悪い詩集 又は詩的湯物論神髄の大盛 マルクス主義全詩集 安里ミゲル詩集

 2006年12月、スペース伽耶から刊行された安里ミゲル(1969~)の第3詩集。

 

推薦の冥利 長谷川龍生

 安里健さんの詩人としての態度は、聖と俗を併せ持っていて、うらやましいかぎりのものです。日本、亜細亜を広く見わたして、これほどの社会に対する機能をはたらきかけている詩人は珍しいでしょう。しかし、珍しいとばかり悦に入っているわけにはいかないのです。あとにつづく詩人たち、若者たちがぞくぞくと輩出しなければなりません。
 日本は、不幸にも、今はファシズム体制に突入しました。日々の生活に警戒をよくし、詩人の本音で考える場を、構築する必要があるのです。貧富の差がひどくなり、弱者が倒れていっています。私たちも、弱者の一群の中に存在するわけですが、割りきれない思いで、日日、不安と恐怖のうちに呻吟しているのです。
 安里健さんの数篇の詩作品には、バイタリティ、オリジナリティ、パーソナリティが、きわどく育っています。そして、権力に対して、徹底的にたたかいの作業をつづけているのです。私は、半世紀以上、現代詩に対して仕事をつづけてきましたが、安里健という詩人のスタンスに教えられるところが大であります。つまり、目が覚めるわけで、さらに冴えてくるのです。

 

 

 第一詩集の刊行から十八年たった。そのときは十九歳だったから、私は今年で三十七歳になるわけだが、二十一歳から三十一歳までの十年は、自分がかつて「詩」なるものを書いていたという事実すら記憶の底に埋もれていた期間なので、そのぶん日常生活上の充実があったとはいえ、プロレタリア詩人としての実年齢は二十七歳ということになる。だからどうということでもないかもしれないが、ともかくそうである。
 で、これが最後の詩集である。これからはきちんと会議に出席したり、必要に応じて普通の文章が書ける活動家になりたいが、無理であろう。再婚くらいはできるかもしれないが、めんどくさい。
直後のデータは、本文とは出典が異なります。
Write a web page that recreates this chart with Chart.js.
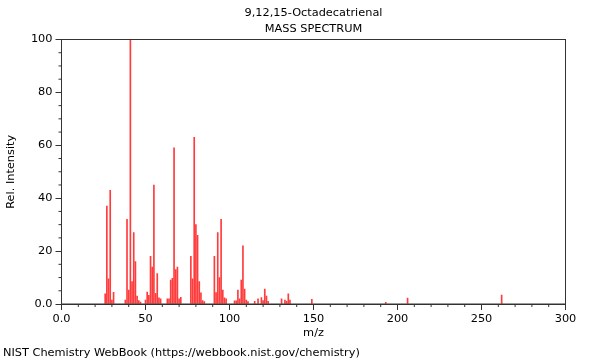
<!DOCTYPE html>
<html>
<head>
<meta charset="utf-8">
<script src="https://cdn.jsdelivr.net/npm/chart.js@4.4.1/dist/chart.umd.min.js"></script>
<style>
  html, body { margin: 0; padding: 0; background: #fff; }
  #wrap { width: 600px; height: 360px; }
</style>
</head>
<body>
<div id="wrap"><canvas id="spectrum" width="600" height="360"></canvas></div>
<script>
const mz = [26, 27, 28, 29, 30, 31, 38, 39, 40, 41, 42, 43, 44, 45, 46, 47,
  50, 51, 52, 53, 54, 55, 56, 57, 58, 59, 63, 64, 65, 66, 67, 68, 69, 70, 71,
  77, 78, 79, 80, 81, 82, 83, 84, 85, 91, 92, 93, 94, 95, 96, 97, 98,
  103, 104, 105, 106, 107, 108, 109, 110, 111, 115, 117, 119, 120, 121, 122, 123,
  131, 133, 134, 135, 136, 149, 193, 206, 262];
const intensity = [3.8, 37, 9.5, 43, 1.5, 4.4, 1.5, 32, 5.3, 100, 8.5, 27, 16, 3, 1.3, 0.7,
  1.5, 4.5, 3.3, 18, 14, 45, 4, 11.5, 2.3, 2, 2, 2, 9, 9.7, 59, 13, 14, 2, 2.5,
  18, 9.5, 63, 30, 26, 8.5, 4.2, 1.3, 0.9, 18, 4.3, 27, 10, 32, 5.3, 2.3, 2,
  1.2, 1.2, 5.3, 2, 9, 22, 5.6, 1.5, 0.9, 1, 2, 2.4, 1.3, 5.6, 3, 1,
  2, 1.5, 1, 3.8, 1.5, 1.8, 0.6, 2.2, 3.4];

const titleLines = ['9,12,15-Octadecatrienal', 'MASS SPECTRUM'];
const footerText = 'NIST Chemistry WebBook (https://webbook.nist.gov/chemistry)';

const xRange = [0, 300];
const xMajor = 50, xMinor = 10;
const yRange = [0, 100];
const yMajor = 20, yMinor = 5;

const FS = 11.33;
const fmtTick = v => (v === 0 ? '0.0' : String(v));

/* ── Cadre + graduations secondaires ─────────────────────────── */
const frameTicks = {
  id: 'frameTicks',
  afterDraw(chart) {
    const { ctx, chartArea: a, scales: { x, y } } = chart;
    ctx.save();
    ctx.strokeStyle = '#333';
    ctx.lineWidth = 1;
    ctx.strokeRect(a.left, a.top, a.right - a.left, a.bottom - a.top);
    ctx.beginPath();
    for (let v = xRange[0]; v <= xRange[1]; v += xMinor) {
      if (v % xMajor === 0) continue;
      const px = x.getPixelForValue(v);
      ctx.moveTo(px, a.bottom);
      ctx.lineTo(px, a.bottom + 3);
    }
    for (let v = yRange[0]; v <= yRange[1]; v += yMinor) {
      if (v % yMajor === 0) continue;
      const py = y.getPixelForValue(v);
      ctx.moveTo(a.left, py);
      ctx.lineTo(a.left - 3, py);
    }
    ctx.stroke();
    ctx.restore();
  },
};

Chart.defaults.font.family = '"DejaVu Sans", sans-serif';
Chart.defaults.font.size = FS;
Chart.defaults.color = '#000';

new Chart(document.getElementById('spectrum'), {
  type: 'bar',
  data: {
    datasets: [{
      data: mz.map((m, i) => ({ x: m, y: intensity[i] })),
      backgroundColor: '#ff3b3b',
      borderWidth: 0,
      barThickness: 1,
    }],
  },
  options: {
    responsive: false,
    animation: false,
    layout: { padding: { left: 3, right: 34.5, top: 0, bottom: 0 } },
    plugins: {
      legend: { display: false },
      tooltip: { enabled: false },
      title: {
        display: true, text: titleLines, fullSize: false,
        font: { size: FS, weight: 'normal', lineHeight: 16 / FS },
        padding: { top: 5, bottom: 2.5 }, color: '#000',
      },
      subtitle: {
        display: true, text: footerText, position: 'bottom', align: 'start',
        font: { size: FS, lineHeight: 1.2 }, padding: { top: 0, bottom: 0 }, color: '#000',
      },
    },
    scales: {
      x: {
        type: 'linear', min: xRange[0], max: xRange[1], offset: false,
        grid: { offset: false, drawOnChartArea: false, drawTicks: true, tickLength: 6, tickColor: '#333' },
        border: { color: '#333' },
        ticks: { stepSize: xMajor, autoSkip: false, maxRotation: 0, padding: 2.5, callback: fmtTick },
        title: { display: true, text: 'm/z', font: { size: FS, lineHeight: 1.2 }, padding: { top: 0, bottom: 6.6 } },
        afterFit: s => { s.height = 42.4; },
      },
      y: {
        min: yRange[0], max: yRange[1],
        grid: { drawOnChartArea: false, drawTicks: true, tickLength: 6, tickColor: '#333' },
        border: { color: '#333' },
        ticks: { stepSize: yMajor, padding: 3, callback: fmtTick },
        title: { display: true, text: 'Rel. Intensity', font: { size: FS, lineHeight: 1.2 }, padding: { top: 1.2, bottom: 0 } },
        afterFit: s => { s.width = 58.5; },
      },
    },
  },
  plugins: [frameTicks],
});
</script>
</body>
</html>
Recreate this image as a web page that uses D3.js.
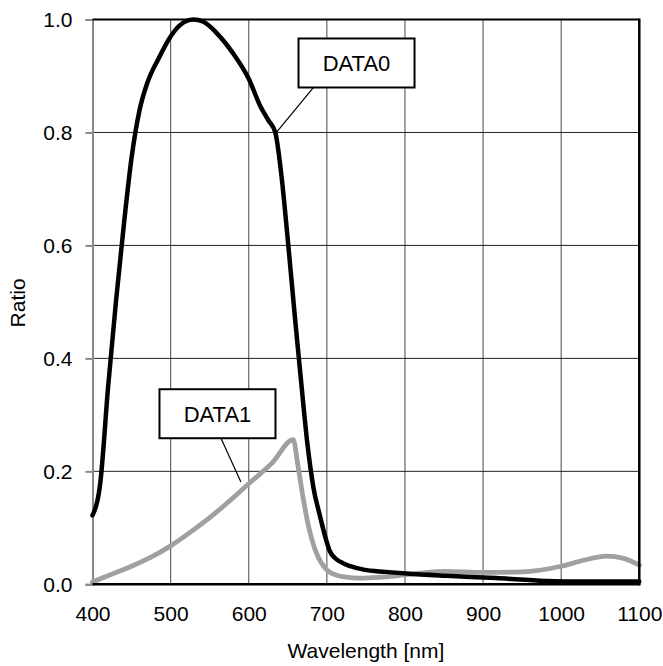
<!DOCTYPE html>
<html>
<head>
<meta charset="utf-8">
<script src="https://cdn.jsdelivr.net/npm/d3@7"></script>
<style>
  html, body { margin: 0; padding: 0; background: #fff; }
  svg { display: block; font-family: Arial, "Liberation Sans", Helvetica, sans-serif; }
</style>
</head>
<body>
<svg id="chart" width="663" height="666"></svg>
<script>
// ---- data ----
const xTicks = [400, 500, 600, 700, 800, 900, 1000, 1100];
const yTicks = [0, 0.2, 0.4, 0.6, 0.8, 1.0];

const data0Wavelength = [400, 410, 420, 430, 440, 450, 460, 470, 485, 500, 512, 529, 542, 559, 580, 600, 615, 625, 634, 642, 650, 660, 667, 675, 683, 691, 698, 704, 710, 717, 730, 747, 775, 802, 853, 917, 980, 1030, 1066, 1100];
const data0Ratio      = [0.122, 0.18, 0.35, 0.50, 0.635, 0.755, 0.838, 0.887, 0.932, 0.97, 0.99, 1.0, 0.996, 0.976, 0.94, 0.895, 0.846, 0.822, 0.80, 0.722, 0.61, 0.46, 0.36, 0.25, 0.17, 0.122, 0.084, 0.058, 0.047, 0.040, 0.032, 0.026, 0.022, 0.019, 0.015, 0.011, 0.006, 0.005, 0.005, 0.005];

const data1Wavelength = [400, 425, 450, 475, 500, 525, 550, 575, 600, 630, 657, 663, 670, 677, 684, 690, 696, 703, 713, 730, 747, 775, 802, 850, 900, 950, 1000, 1030, 1058, 1080, 1100];
const data1Ratio      = [0.004, 0.018, 0.032, 0.048, 0.068, 0.092, 0.118, 0.147, 0.178, 0.215, 0.256, 0.21, 0.15, 0.10, 0.065, 0.045, 0.032, 0.022, 0.016, 0.012, 0.011, 0.013, 0.017, 0.023, 0.021, 0.022, 0.032, 0.043, 0.050, 0.046, 0.034];

const annotations = [
  { label: "DATA0", cx: 738, cy: 0.923, tx: 636, ty: 0.801, lineDx: -43 },
  { label: "DATA1", cx: 560, cy: 0.302, tx: 590, ty: 0.181, lineDx: 3.5 }
];

// ---- layout ----
const svg = d3.select("#chart");
const x = d3.scaleLinear().domain([400, 1100]).range([92.5, 639.3]);
const y = d3.scaleLinear().domain([0, 1]).range([584.3, 19.5]);
const fontSize = 21;

// vertical gridlines
svg.append("g").selectAll("line").data(xTicks.slice(1, -1)).join("line")
  .attr("x1", d => x(d)).attr("x2", d => x(d))
  .attr("y1", y(0)).attr("y2", y(1))
  .attr("stroke", "#666").attr("stroke-width", 1.2);

// horizontal gridlines
svg.append("g").selectAll("line").data(yTicks.slice(1, -1)).join("line")
  .attr("x1", x(400)).attr("x2", x(1100))
  .attr("y1", d => y(d)).attr("y2", d => y(d))
  .attr("stroke", "#222").attr("stroke-width", 1);

// left axis with outward ticks (gray)
const yAxis = d3.axisLeft(y).tickValues(yTicks).tickFormat(d3.format(".1f")).tickSize(7).tickPadding(13);
const gy = svg.append("g").attr("transform", `translate(${x(400)},0)`).call(yAxis);
gy.select(".domain").attr("stroke", "#888").attr("stroke-width", 2);
gy.selectAll(".tick line").attr("stroke", "#888").attr("stroke-width", 2);
gy.selectAll(".tick text").attr("font-size", fontSize).attr("font-family", "Arial, 'Liberation Sans', sans-serif").attr("fill", "#000");

// bottom axis (labels only)
const xAxis = d3.axisBottom(x).tickValues(xTicks).tickFormat(d3.format("d")).tickSize(0).tickPadding(22);
const gx = svg.append("g").attr("transform", `translate(0,${y(0)})`).call(xAxis);
gx.select(".domain").remove();
gx.selectAll(".tick text").attr("font-size", fontSize).attr("font-family", "Arial, 'Liberation Sans', sans-serif").attr("fill", "#000");

// lines
const line = d3.line().x(d => x(d[0])).y(d => y(d[1])).curve(d3.curveMonotoneX);
const series1 = data1Wavelength.map((w, i) => [w, data1Ratio[i]]);
const series0 = data0Wavelength.map((w, i) => [w, data0Ratio[i]]);

svg.append("path").datum(series1)
  .attr("d", line)
  .attr("fill", "none").attr("stroke", "#a0a0a0").attr("stroke-width", 4.8)
  .attr("stroke-linejoin", "round").attr("stroke-linecap", "round");

svg.append("path").datum(series0)
  .attr("d", line)
  .attr("fill", "none").attr("stroke", "#000").attr("stroke-width", 4.5)
  .attr("stroke-linejoin", "round").attr("stroke-linecap", "round");

// frame: top, right, bottom black
svg.append("line").attr("x1", x(400)).attr("x2", x(1100)).attr("y1", y(1)).attr("y2", y(1))
  .attr("stroke", "#000").attr("stroke-width", 2);
svg.append("line").attr("x1", x(1100)).attr("x2", x(1100)).attr("y1", y(1) - 1).attr("y2", y(0) + 1)
  .attr("stroke", "#000").attr("stroke-width", 2.5);
svg.append("line").attr("x1", x(400)).attr("x2", x(1100) + 1).attr("y1", y(0)).attr("y2", y(0))
  .attr("stroke", "#000").attr("stroke-width", 2.5);

// annotations
const boxW = 116, boxH = 49;
annotations.forEach(a => {
  const cx = x(a.cx), cy = y(a.cy);
  svg.append("line")
    .attr("x1", cx + a.lineDx).attr("y1", cy + boxH / 2)
    .attr("x2", x(a.tx)).attr("y2", y(a.ty))
    .attr("stroke", "#000").attr("stroke-width", 1.2);
  svg.append("rect")
    .attr("x", cx - boxW / 2).attr("y", cy - boxH / 2)
    .attr("width", boxW).attr("height", boxH)
    .attr("fill", "#fff").attr("stroke", "#000").attr("stroke-width", 2);
  svg.append("text")
    .attr("x", cx).attr("y", cy + 8)
    .attr("text-anchor", "middle").attr("font-size", 22).attr("fill", "#000")
    .text(a.label);
});

// axis titles
svg.append("text").attr("x", x(750)).attr("y", 658)
  .attr("text-anchor", "middle").attr("font-size", fontSize).attr("fill", "#000")
  .text("Wavelength [nm]");
svg.append("text").attr("transform", `translate(25,${(y(0) + y(1)) / 2 + 1}) rotate(-90)`)
  .attr("text-anchor", "middle").attr("font-size", fontSize).attr("fill", "#000")
  .text("Ratio");
</script>
</body>
</html>
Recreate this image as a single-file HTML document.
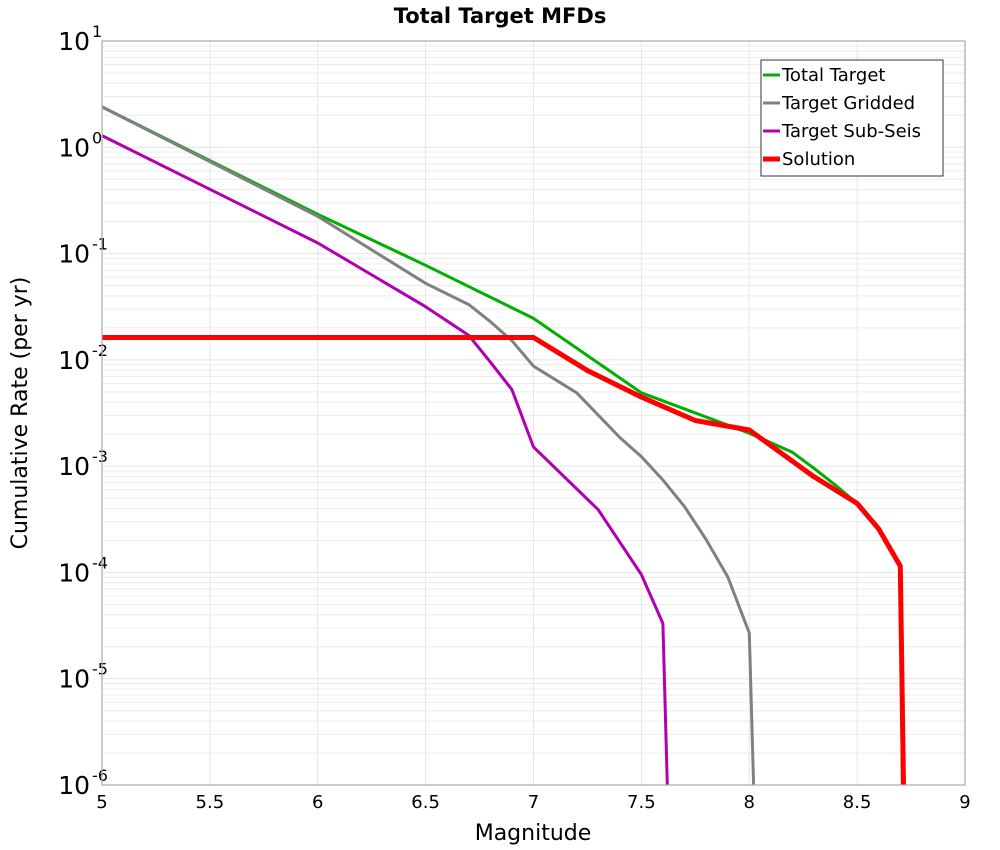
<!DOCTYPE html>
<html><head><meta charset="utf-8"><style>
body{margin:0;background:#fff}
svg{display:block;font-family:"DejaVu Sans","Liberation Sans",sans-serif}
</style></head><body>
<svg id="chart" width="1000" height="850" viewBox="0 0 1000 850">
<text x="500" y="23" text-anchor="middle" font-size="21" font-weight="bold">Total Target MFDs</text>
<g id="grid"></g>
<g id="axes"></g>
<g id="series"></g>
<rect x="102" y="41" width="863" height="744" fill="none" stroke="#aaa" stroke-width="1.2"/>
<text x="533" y="840" text-anchor="middle" font-size="22">Magnitude</text>
<text transform="translate(27,413) rotate(-90)" text-anchor="middle" font-size="22">Cumulative Rate (per yr)</text>
<g>
<rect x="761" y="60" width="182" height="116" fill="#fff" stroke="#333" stroke-width="1"/>
<g><line x1="763" y1="75" x2="780" y2="75" stroke="#00b000" stroke-width="3"/><text x="782" y="81" font-size="18">Total Target</text></g>
<g><line x1="763" y1="103" x2="780" y2="103" stroke="#808080" stroke-width="3"/><text x="782" y="109" font-size="18">Target Gridded</text></g>
<g><line x1="763" y1="131" x2="780" y2="131" stroke="#b000b0" stroke-width="3"/><text x="782" y="137" font-size="18">Target Sub-Seis</text></g>
<g><line x1="763" y1="159" x2="780" y2="159" stroke="#ff0000" stroke-width="5"/><text x="782" y="165" font-size="18">Solution</text></g>
</g>
</svg>
<script>
const xTicks=[5,5.5,6,6.5,7,7.5,8,8.5,9];
const yDecades=[1,0,-1,-2,-3,-4,-5,-6];
const totalMag=[5,6,6.5,7,7.5,8,8.2,8.3,8.4,8.5,8.6,8.7,8.71];
const totalLog=[0.38,-0.63,-1.11,-1.61,-2.31,-2.69,-2.87,-3.02,-3.18,-3.35,-3.58,-3.94,-6];
const griddedMag=[5,6,6.5,6.7,6.8,6.9,7.0,7.2,7.3,7.4,7.5,7.6,7.7,7.8,7.9,8.0,8.02];
const griddedLog=[0.38,-0.65,-1.28,-1.48,-1.64,-1.82,-2.06,-2.31,-2.52,-2.73,-2.91,-3.13,-3.38,-3.69,-4.04,-4.57,-6];
const subMag=[5,6,6.5,6.7,6.8,6.9,7.0,7.3,7.5,7.6,7.62];
const subLog=[0.11,-0.9,-1.5,-1.77,-2.02,-2.28,-2.82,-3.41,-4.02,-4.48,-6];
const solMag=[5,7,7.25,7.5,7.75,8,8.3,8.5,8.6,8.7,8.715];
const solLog=[-1.79,-1.79,-2.1,-2.35,-2.57,-2.66,-3.1,-3.35,-3.59,-3.94,-6];
const X=m=>102+(m-5)*215.75;
const Y=l=>41+(1-l)*106.29;
const NS="http://www.w3.org/2000/svg";
const grid=document.getElementById('grid'),axes=document.getElementById('axes'),ser=document.getElementById('series');
function mk(t,a,p){const e=document.createElementNS(NS,t);for(const k in a)e.setAttribute(k,a[k]);p.appendChild(e);return e;}
for(let i=0;i<yDecades.length-1;i++){for(let k=2;k<=9;k++){const y=Y(yDecades[i+1]+Math.log10(k));
const l=mk('line',{x1:102,x2:965,y1:y,y2:y,stroke:'#ececec','stroke-width':1},grid);

}}
yDecades.forEach(d=>{const y=Y(d);
const l=mk('line',{x1:102,x2:965,y1:y,y2:y,stroke:'#e4e4e4','stroke-width':1},grid);


const t=mk('text',{x:90,y:y+9,'text-anchor':'end','font-size':25},axes);


t.textContent='10';
const s=mk('text',{x:92,y:y-4,'font-size':16},axes);


s.textContent=String(d).replace('-','-');});
xTicks.forEach(m=>{const x=X(m);
const l=mk('line',{x1:x,x2:x,y1:41,y2:785,stroke:'#e6e6e6','stroke-width':1},grid);


const t=mk('text',{x:x,y:808,'text-anchor':'middle','font-size':18},axes);


t.textContent=String(m);});
function line(ms,ls,col,w,name){const pts=ms.map((m,i)=>X(m).toFixed(1)+','+Math.min(Y(ls[i]),786).toFixed(1)).join(' ');
const p=mk('polyline',{points:pts,fill:'none',stroke:col,'stroke-width':w,'stroke-linejoin':'round'},ser);

}
line(totalMag,totalLog,'#00b000',3,'total-target-line');
line(griddedMag,griddedLog,'#808080',3,'target-gridded-line');
line(subMag,subLog,'#b000b0',3,'target-sub-seis-line');
line(solMag,solLog,'#ff0000',5,'solution-line');
</script>
</body></html>
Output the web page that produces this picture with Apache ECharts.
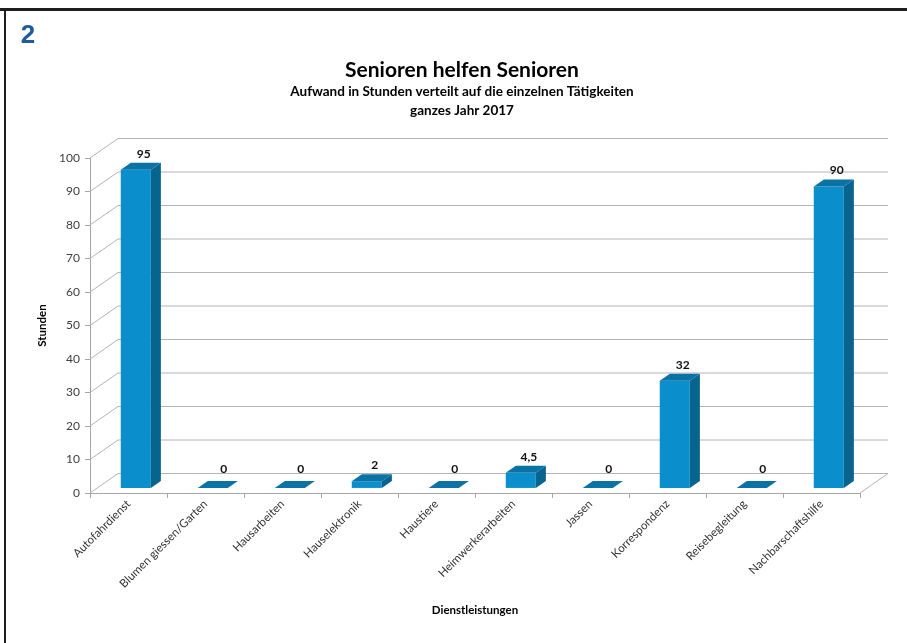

いちばんいいのはゴロゴロしてるあいだに詩集がどんどん売れることだが、困難であろう。

やがてはそうなるであろう
しかしなるであろうか
しかしなるであろう
(中野重治「その人たち――日本共産党創立二十五周年記念の夕に――」)

 これはまあ、共産主義社会についていってるのだろうが、私は十四のころから、共産主義社会を人類が到達すべき理想状態であると見なしたり、またそのようなものとして「共産主義」が捉えられたりすることに、ある抹香(宗教)臭さ・思想的鈍臭さを感じていた。だからどうということでもないかもしれないが、ともかくそうであったし、死ぬまでそうであろう。
 それでは良い子のみなさん、さようなら。
 なお本書の刊行費用に関しては、厚生労働省失業給付金からの援助によったことを付記する。定価は皇紀にちんだ。前詩集『詩的唯物論神髄』(並)がこの半分以下のページ数で二五○○円だったことからすれば、激安だと思う。